Banks intensify their competition for mortgages

Chris Timms
Chris Timms
Retail banks continue to compete for customers this week with under-fire ANZ extending its $2000 cash offer for new home lending.

Westpac cut four home loan fixed rates effective from yesterday as it, along with other banks, target disillusioned National Bank customers.

ANZ announced recently that its National Bank brand would be phased out by 2014.

While ANZ has scored consistently low in customer satisfaction surveys, the National Bank has scored near the top.

The ANZ finally responded to the competition by announcing its home loan extension, which includes up to $1000 towards legal fees and $1000 cash for new home lending above $100,000.

Craigs Investment Partners broker Chris Timms believes there will be more competition on the way as the main banks try to secure new customers before Christmas.

Banks had been hurt by the global financial crisis, with the main banks having to write down non-cash assets on their balance sheets. The write-downs of bad debts had probably been overplayed, and now the banks were writing fewer of those debts off, their profits had improved.

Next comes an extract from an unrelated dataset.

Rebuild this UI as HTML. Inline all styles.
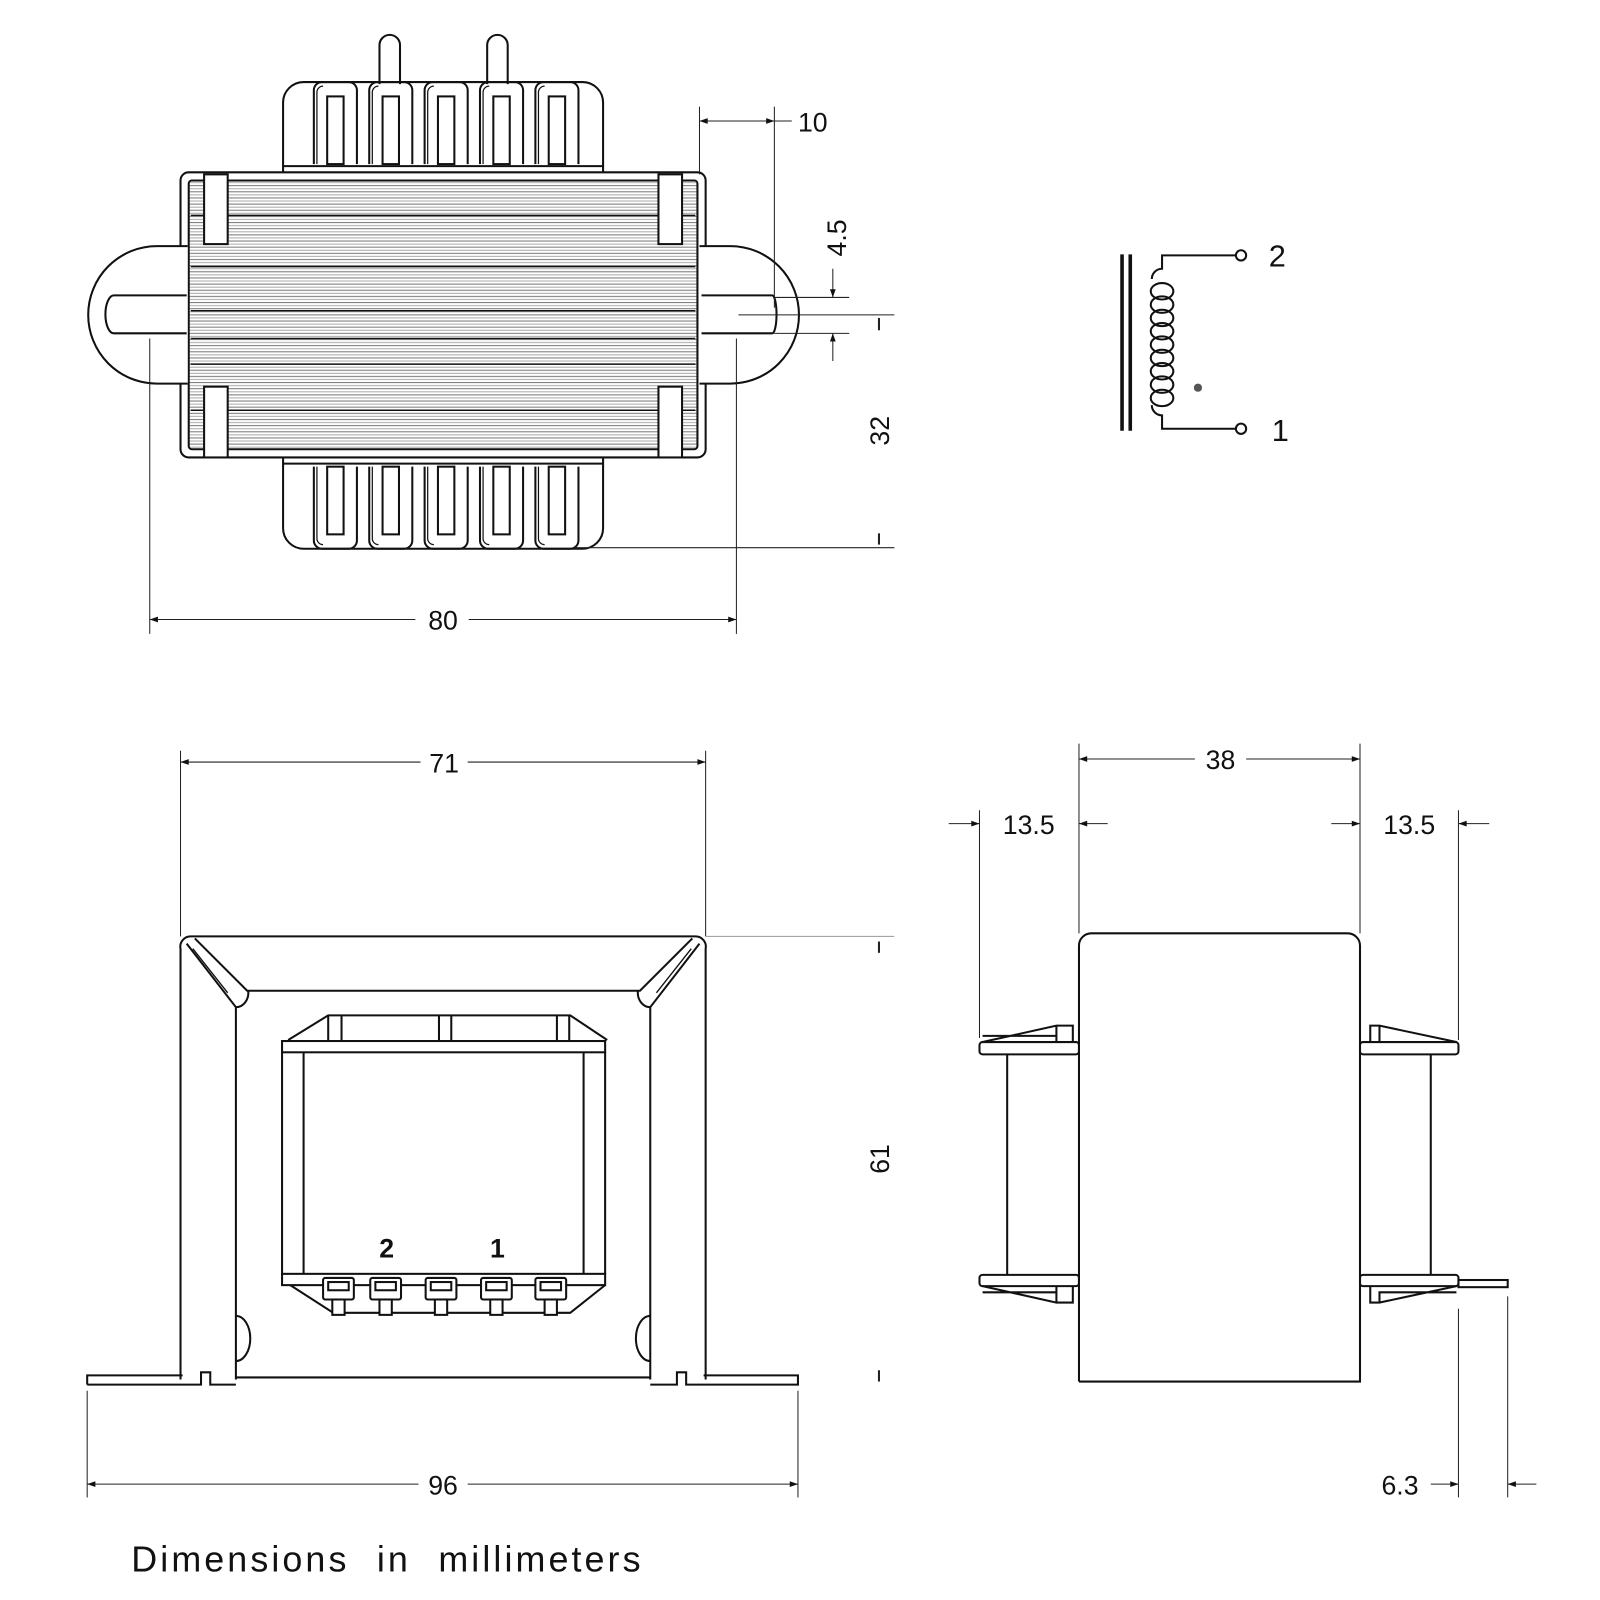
<!DOCTYPE html>
<html><head><meta charset="utf-8"><style>
html,body{margin:0;padding:0;background:#fff}
svg{display:block}
text{font-family:"Liberation Sans",sans-serif;fill:#111}
</style></head><body>
<svg width="1600" height="1600" viewBox="0 0 1560 1560" xmlns="http://www.w3.org/2000/svg">
<defs>
<marker id="a" viewBox="0 0 10 10" refX="10" refY="5" markerWidth="14" markerHeight="8" orient="auto-start-reverse" markerUnits="userSpaceOnUse"><path d="M0,1.5 L10,5 L0,8.5z" fill="#111"/></marker>
<pattern id="lam" width="10" height="6" patternUnits="userSpaceOnUse"><line x1="0" y1="1" x2="10" y2="1" stroke="#777" stroke-width="1"/><line x1="0" y1="4" x2="10" y2="4" stroke="#aaa" stroke-width="1"/></pattern>
<g id="finger"><path d="M0,80 V8 a8,8 0 0 1 8,-8 H34 a8,8 0 0 1 8,8 V80" fill="none" stroke="#111" stroke-width="2"/><path d="M3,80 V10 a6,6 0 0 1 6,-6" fill="none" stroke="#111" stroke-width="1.2"/><rect x="13" y="14" width="16" height="66" fill="none" stroke="#111" stroke-width="2"/></g>
<g id="term"><rect x="-15" y="0" width="30" height="21" rx="2" fill="#fff" stroke="#111" stroke-width="2"/><rect x="-10" y="4" width="20" height="8" fill="none" stroke="#111" stroke-width="2"/><rect x="-6" y="21" width="12" height="15" fill="#fff" stroke="#111" stroke-width="2"/></g>
</defs>
<g fill="none" stroke="#111" stroke-width="2">
<!-- TOP VIEW -->
<path d="M370,82 V44 a10,10 0 0 1 20,0 V82"/>
<path d="M475,82 V44 a10,10 0 0 1 20,0 V82"/>
<path d="M276,170 V100 a20,20 0 0 1 20,-20 H568 a20,20 0 0 1 20,20 V170"/>
<line x1="276" y1="162" x2="588" y2="162"/>
<use href="#finger" x="306" y="80"/><use href="#finger" x="360" y="80"/><use href="#finger" x="414" y="80"/><use href="#finger" x="468" y="80"/><use href="#finger" x="522" y="80"/>
<path d="M276,444 V515 a20,20 0 0 0 20,20 H568 a20,20 0 0 0 20,-20 V444"/>
<line x1="276" y1="452" x2="588" y2="452"/>
<g transform="translate(0,615) scale(1,-1)"><use href="#finger" x="306" y="80"/><use href="#finger" x="360" y="80"/><use href="#finger" x="414" y="80"/><use href="#finger" x="468" y="80"/><use href="#finger" x="522" y="80"/></g>
<rect x="176" y="168" width="512" height="278" rx="8" fill="#fff"/>
<rect x="184" y="176" width="496" height="262" rx="3" fill="url(#lam)"/>
<g stroke-width="1.4"><line x1="186" y1="210" x2="678" y2="210"/><line x1="186" y1="260" x2="678" y2="260"/><line x1="186" y1="303" x2="678" y2="303"/><line x1="186" y1="330" x2="678" y2="330"/><line x1="186" y1="355" x2="678" y2="355"/><line x1="186" y1="400" x2="678" y2="400"/></g>
<rect x="199" y="170" width="23" height="68" fill="#fff"/><rect x="642" y="170" width="23" height="68" fill="#fff"/>
<rect x="199" y="377" width="23" height="69" fill="#fff"/><rect x="642" y="377" width="23" height="69" fill="#fff"/>
<path d="M183,240 H153 a67,67 0 0 0 0,134 H183" fill="#fff"/>
<path d="M182,288 H111 a8,18 0 0 0 0,37 H182" fill="#fff"/>
<path d="M682,240 H712 a67,67 0 0 1 0,134 H682" fill="#fff"/>
<path d="M684,288 H753 a4,18 0 0 1 0,37 H684" fill="#fff"/>
</g>
<!-- top dims -->
<g stroke="#222" stroke-width="1" fill="none">
<line x1="682" y1="104" x2="682" y2="170"/><line x1="755" y1="104" x2="755" y2="300"/>
<line x1="682" y1="118" x2="755" y2="118" marker-start="url(#a)" marker-end="url(#a)"/><line x1="755" y1="118" x2="772" y2="118"/>
<line x1="755" y1="290" x2="828" y2="290"/><line x1="755" y1="325" x2="828" y2="325"/>
<line x1="812" y1="262" x2="812" y2="290" marker-end="url(#a)"/><line x1="812" y1="352" x2="812" y2="325" marker-end="url(#a)"/>
<line x1="720" y1="307" x2="872" y2="307"/><line x1="560" y1="534" x2="872" y2="534"/>
<line x1="857" y1="310" x2="857" y2="322" stroke-width="2"/><line x1="857" y1="520" x2="857" y2="531" stroke-width="2"/>
<line x1="146" y1="330" x2="146" y2="618"/><line x1="718" y1="330" x2="718" y2="618"/>
<line x1="146" y1="604" x2="405" y2="604" marker-start="url(#a)"/><line x1="457" y1="604" x2="718" y2="604" marker-end="url(#a)"/>
</g>
<text x="778" y="128" font-size="26">10</text>
<text transform="translate(825,232) rotate(-90)" font-size="26" text-anchor="middle">4.5</text>
<text transform="translate(867,420) rotate(-90)" font-size="26" text-anchor="middle">32</text>
<text x="432" y="614" font-size="26" text-anchor="middle">80</text>
<!-- schematic -->
<g stroke="#111" fill="none">
<line x1="1094" y1="248" x2="1094" y2="420" stroke-width="3.5"/><line x1="1102" y1="248" x2="1102" y2="420" stroke-width="3.5"/>
<path d="M1205,249 H1133 V262 a10,10 0 0 0 -10,10" stroke-width="2"/>
<path d="M1205,418 H1133 V405 a10,10 0 0 1 -10,-10" stroke-width="2"/>
<g stroke-width="2"><ellipse cx="1133" cy="284" rx="11" ry="8"/><ellipse cx="1133" cy="297" rx="11" ry="8"/><ellipse cx="1133" cy="310" rx="11" ry="8"/><ellipse cx="1133" cy="323" rx="11" ry="8"/><ellipse cx="1133" cy="336" rx="11" ry="8"/><ellipse cx="1133" cy="349" rx="11" ry="8"/><ellipse cx="1133" cy="362" rx="11" ry="8"/><ellipse cx="1133" cy="375" rx="11" ry="8"/><ellipse cx="1133" cy="388" rx="11" ry="8"/></g>
<circle cx="1210" cy="249" r="5" stroke-width="2" fill="#fff"/><circle cx="1210" cy="418" r="5" stroke-width="2" fill="#fff"/>
</g>
<circle cx="1168" cy="378" r="4" fill="#555"/>
<text x="1237" y="260" font-size="30">2</text><text x="1240" y="430" font-size="30">1</text>
<!-- FRONT VIEW -->
<g fill="none" stroke="#111" stroke-width="2">
<path d="M176,1345 V925 a10,10 0 0 1 10,-12 H678 a10,10 0 0 1 10,12 V1345"/>
<path d="M230,1345 V982 L182,920 M634,1345 V982 L682,920"/>
<path d="M190,915 L241,966 H624 L675,915"/>
<path d="M188,925 L222,968 M674,925 L640,968" stroke-width="1.3"/>
<path d="M230,982 a12,14 0 0 0 12,-16 M634,982 a12,14 0 0 1 -12,-16"/>
<path d="M230,1283 a14,22 0 0 1 0,44 M634,1283 a14,22 0 0 0 0,44"/>
<path d="M85,1350 V1341 H178 M85,1350 H196 V1338 H205 V1350 H230 M230,1343 H634 M634,1350 H660 V1338 H669 V1350 H778 V1341 H686"/>
<rect x="275" y="1015" width="315" height="11"/>
<rect x="275" y="1242" width="315" height="11"/>
<line x1="275" y1="1026" x2="275" y2="1242"/><line x1="590" y1="1026" x2="590" y2="1242"/>
<line x1="296" y1="1026" x2="296" y2="1242"/><line x1="569" y1="1026" x2="569" y2="1242"/>
<path d="M281,1014 L320,990 H556 L592,1014"/>
<path d="M320,990 V1014 M333,990 V1014 M428,990 V1014 M440,990 V1014 M543,990 V1014 M555,990 V1014"/>
<path d="M283,1253 L325,1280 H556 L590,1253"/>
<use href="#term" x="330" y="1246"/><use href="#term" x="376" y="1246"/><use href="#term" x="430" y="1246"/><use href="#term" x="484" y="1246"/><use href="#term" x="537" y="1246"/>
</g>
<text x="377" y="1226" font-size="26" font-weight="bold" text-anchor="middle">2</text>
<text x="485" y="1226" font-size="26" font-weight="bold" text-anchor="middle">1</text>
<g stroke="#222" stroke-width="1" fill="none">
<line x1="176" y1="732" x2="176" y2="913"/><line x1="688" y1="732" x2="688" y2="913"/>
<line x1="176" y1="743" x2="410" y2="743" marker-start="url(#a)"/><line x1="456" y1="743" x2="688" y2="743" marker-end="url(#a)"/>
<line x1="688" y1="913" x2="872" y2="913" stroke="#999"/>
<line x1="857" y1="918" x2="857" y2="929" stroke-width="2"/><line x1="857" y1="1336" x2="857" y2="1347" stroke-width="2"/>
<line x1="85" y1="1356" x2="85" y2="1460"/><line x1="778" y1="1356" x2="778" y2="1460"/>
<line x1="85" y1="1447" x2="408" y2="1447" marker-start="url(#a)"/><line x1="456" y1="1447" x2="778" y2="1447" marker-end="url(#a)"/>
</g>
<text x="433" y="753" font-size="26" text-anchor="middle">71</text>
<text transform="translate(867,1130) rotate(-90)" font-size="26" text-anchor="middle">61</text>
<text x="432" y="1457" font-size="26" text-anchor="middle">96</text>
<!-- SIDE VIEW -->
<g fill="none" stroke="#111" stroke-width="2">
<path d="M1052,1347 V922 a12,12 0 0 1 12,-12 H1314 a12,12 0 0 1 12,12 V1347 H1052"/>
<rect x="955" y="1016" width="97" height="12" rx="3"/>
<path d="M958,1016 L1030,1000 H1046 V1016 M1030,1000 V1016 M958,1010 H1030"/>
<line x1="982" y1="1028" x2="982" y2="1243"/>
<rect x="955" y="1243" width="97" height="11" rx="3"/>
<path d="M958,1254 L1030,1270 H1046 V1254 M1030,1270 V1254 M958,1260 H1030"/>
<rect x="1326" y="1016" width="96" height="12" rx="3"/>
<path d="M1420,1016 L1345,1000 H1336 V1016 M1345,1000 V1016"/>
<line x1="1395" y1="1028" x2="1395" y2="1243"/>
<rect x="1326" y="1243" width="96" height="11" rx="3"/>
<path d="M1420,1254 L1345,1270 H1336 V1254 M1345,1270 V1260 H1420"/>
<rect x="1422" y="1248" width="48" height="7"/>
</g>
<g stroke="#222" stroke-width="1" fill="none">
<line x1="1052" y1="725" x2="1052" y2="910"/><line x1="1326" y1="725" x2="1326" y2="910"/>
<line x1="1052" y1="740" x2="1165" y2="740" marker-start="url(#a)"/><line x1="1215" y1="740" x2="1326" y2="740" marker-end="url(#a)"/>
<line x1="955" y1="790" x2="955" y2="1012"/><line x1="1422" y1="790" x2="1422" y2="1014"/>
<line x1="925" y1="803" x2="955" y2="803" marker-end="url(#a)"/><line x1="1080" y1="803" x2="1052" y2="803" marker-end="url(#a)"/>
<line x1="1298" y1="803" x2="1326" y2="803" marker-end="url(#a)"/><line x1="1452" y1="803" x2="1422" y2="803" marker-end="url(#a)"/>
<line x1="1422" y1="1276" x2="1422" y2="1460"/><line x1="1470" y1="1264" x2="1470" y2="1460"/>
<line x1="1395" y1="1447" x2="1422" y2="1447" marker-end="url(#a)"/><line x1="1498" y1="1447" x2="1470" y2="1447" marker-end="url(#a)"/>
</g>
<text x="1190" y="750" font-size="26" text-anchor="middle">38</text>
<text x="1003" y="813" font-size="26" text-anchor="middle">13.5</text>
<text x="1374" y="813" font-size="26" text-anchor="middle">13.5</text>
<text x="1365" y="1457" font-size="26" text-anchor="middle">6.3</text>
<text x="128" y="1532" font-size="35" letter-spacing="3" word-spacing="14">Dimensions in millimeters</text>
</svg>
</body></html>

"Things have settled down a lot and they are becoming competitive in attracting new customers. If they can get someone to switch, they are regarded as 'sticky customers' as they tend to stay for some time."

Analysis showed it took a commitment by people to shift banks, but once they did shift, they stayed at the new bank for 10 to 15 years on average, Mr Timms said.

Banks would get mortgage and other lending interest from new clients, plus other associated income such as bank costs and insurances.

"It seems the incentives are generous right now but they are small beer in the scheme of things. Adding a new customer into the mix is cheap. The infrastructure is already in place so there is no increase in overheads."

ANZ retail managing director Kerry Thompson said the response to the home loan cash offer since October last year had been "incredible".

It gave home buyers what they needed most after making such a big purchase - help with legal costs and a bit extra to spend on making a house a home, she said.

ANZ was New Zealand's leading home lending institution and grew its residential mortgages by $1.1 billion in the three months ending June.

"As we enter a busy season for home buyers, we are ready to help even more New Zealanders into their own home."

Earlier this week, the TSB Bank was running an advertisement that asked, "How do you tell your new bank what you think of their behaviour? You make them your old bank."

On Tuesday, ASB reduced its two-year fixed home loan and offered new customers a free Samsung Galaxy tablet and up to $1000 cash thrown in.

Last week, Kiwibank cut its fixed rates.

Westpac remained the only bank with all fixed rates below 6%, retail general manager Gai McGrath said.

More customers were looking for longer-term certainty and Westpac wanted to provide them with flexibility and choice.

Mr Timms said more significant incentives were probably on the way to attract new customers.

"There is a bit of an upheaval to shift banks. You need to shift things like direct debits and online trading accounts - things you take for granted."